Een kind met cognitieve beperkingen onderwijzen vergt extra tijd en moeite en kan wel eens frustrerend zijn. Maar door gebed, inspiratie en vertrouwen op de Heer kunnen we slagen in de vervulling van ons rentmeesterschap om die bijzondere kinderen te helpen.

Noten

  1. Zie bijvoorbeeld Matteüs 8:1–17; 9:1–13, 18–38.

  2. M. Russell Ballard, in: ‘Behold Your Little Ones’, Tambuli, oktober 1994, p. 40; ‘Great Shall Be the Peace of Thy Children’, Ensign, april 1994, p. 60.

  3. Handboek 2: de kerk besturen (2010), 21.1.26.

  4. Zie Onderwijzen — geen grotere roeping (1999), p. 71.

  5. Zie ‘Teaching All Children, Including Those with Disabilities’, lds.org/pa/display/0,17884,5727-1,00.html.

  6. Handboek 2, 21.1.26.

De zesjarige Courtney T., die het syndroom van Down heeft, houdt een toespraakje in het jeugdwerk met de hulp van haar broer Justin. In het handboek van de kerk staat: ‘De lessen, toespraken en onderwijsmethoden worden aan de behoeften van ieder individu aangepast.’

Auteur Danyelle Ferguson met haar zoon Isaac, die autisme heeft.

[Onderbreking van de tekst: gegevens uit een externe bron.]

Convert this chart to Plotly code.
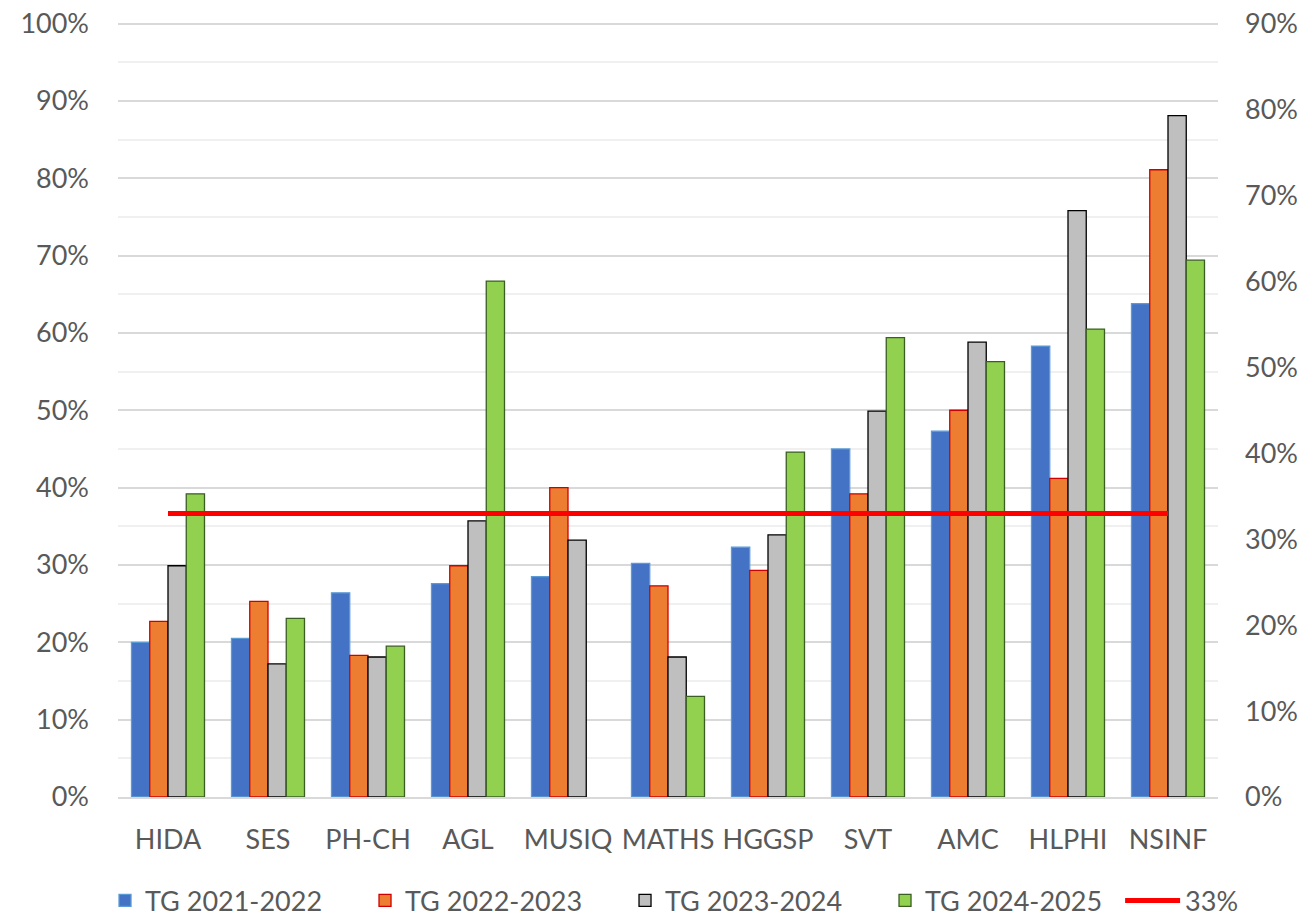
import plotly.graph_objects as go

categories = ["HIDA", "SES", "PH-CH", "AGL", "MUSIQ", "MATHS", "HGGSP", "SVT", "AMC", "HLPHI", "NSINF"]
tg_2021_2022 = [0.200, 0.205, 0.264, 0.276, 0.285, 0.302, 0.323, 0.450, 0.473, 0.583, 0.638]
tg_2022_2023 = [0.227, 0.253, 0.183, 0.299, 0.400, 0.273, 0.293, 0.392, 0.500, 0.412, 0.811]
tg_2023_2024 = [0.299, 0.172, 0.181, 0.357, 0.332, 0.181, 0.339, 0.499, 0.588, 0.758, 0.881]
tg_2024_2025 = [0.392, 0.231, 0.195, 0.667, None, 0.130, 0.446, 0.594, 0.563, 0.605, 0.694]
seuil = [0.33] * len(categories)

series_names = ["TG 2021-2022", "TG 2022-2023", "TG 2023-2024", "TG 2024-2025"]
fills = ["#4472C4", "#ED7D31", "#BFBFBF", "#92D050"]
borders = ["#5B9BD5", "#D00000", "#000000", "#3B5E23"]
series = [tg_2021_2022, tg_2022_2023, tg_2023_2024, tg_2024_2025]

fig = go.Figure()
for name, vals, fc, bc in zip(series_names, series, fills, borders):
    fig.add_trace(go.Bar(
        x=categories, y=vals, name=name,
        marker=dict(color=fc, line=dict(color=bc, width=1.3)),
        legend="legend",
    ))

fig.add_trace(go.Scatter(
    x=categories, y=seuil, name="33%", mode="lines",
    line=dict(color="#FF0000", width=5), yaxis="y2",
    legend="legend2",
))

font_family = "Lato, Open Sans, sans-serif"
legend_font = dict(size=27, color="#595959", family=font_family)

fig.update_layout(
    width=1309, height=915,
    paper_bgcolor="white", plot_bgcolor="white",
    margin=dict(l=110, r=99, t=14, b=126, autoexpand=False),
    barmode="group", bargap=0.27, bargroupgap=0,
    font=dict(family=font_family, color="#595959"),
    showlegend=True,
    legend=dict(orientation="h", x=-0.0118, xanchor="left", y=-0.134, yanchor="middle",
                font=legend_font, traceorder="normal",
                itemwidth=30, entrywidth=215, entrywidthmode="pixels"),
    legend2=dict(orientation="h", x=0.911, xanchor="left", y=-0.134, yanchor="middle",
                 font=legend_font, itemwidth=55),
    xaxis=dict(
        tickfont=dict(size=27, color="#595959"),
        showline=True, linecolor="#D9D9D9", linewidth=1.5,
        ticks="", showgrid=False, automargin=False,
        ticklabelstandoff=18,
    ),
    yaxis=dict(
        range=[0, 1.002], tick0=0, dtick=0.1, tickformat=".0%",
        tickfont=dict(size=27, color="#595959"),
        showgrid=True, gridcolor="#D9D9D9", gridwidth=1.5,
        minor=dict(tick0=0, dtick=0.05, showgrid=True, gridcolor="#F0F0F0", gridwidth=1.5),
        zeroline=False, showline=False, ticks="", automargin=False,
        ticklabelstandoff=28, ticklabeloverflow="allow",
    ),
    yaxis2=dict(
        range=[0, 0.9018], tick0=0, dtick=0.1, tickformat=".0%",
        tickfont=dict(size=27, color="#595959"),
        overlaying="y", side="right", showgrid=False, zeroline=False,
        showline=False, ticks="", ticklabelstandoff=26, automargin=False,
        ticklabeloverflow="allow",
    ),
)

fig.write_html("out.html")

Emily S. en haar vierjarige zoon, Landon, die een pervasieve ontwikkelingsstoornis heeft, praat met jeugdwerkpresidente Debra Maloof over de dingen die Landon leuk vindt en welke onderwijsaanpak goed werkt. Een kind met beperkingen heeft het meest baat bij een eensgezinde aanpak door zowel het kind, zijn of haar ouders, en de leidinggevenden in een geest van eenheid en samenwerking.

Deelname in een reguliere jeugdwerkklas helpt zowel een kind met leerproblemen als de andere kinderen in de klas. Hier leest Audrey S. de Schriften met Isaac.

De vierjarige Brooklyn C. (derde kind van links), die autisme heeft, houdt van zingen in het jeugdwerk; haar ouders zeggen dat ze altijd al goed op muziek heeft gereageerd en dat het tactiele aspect van spelen met de vingers het voor Brooklyn en andere kinderen nog boeiender maakt.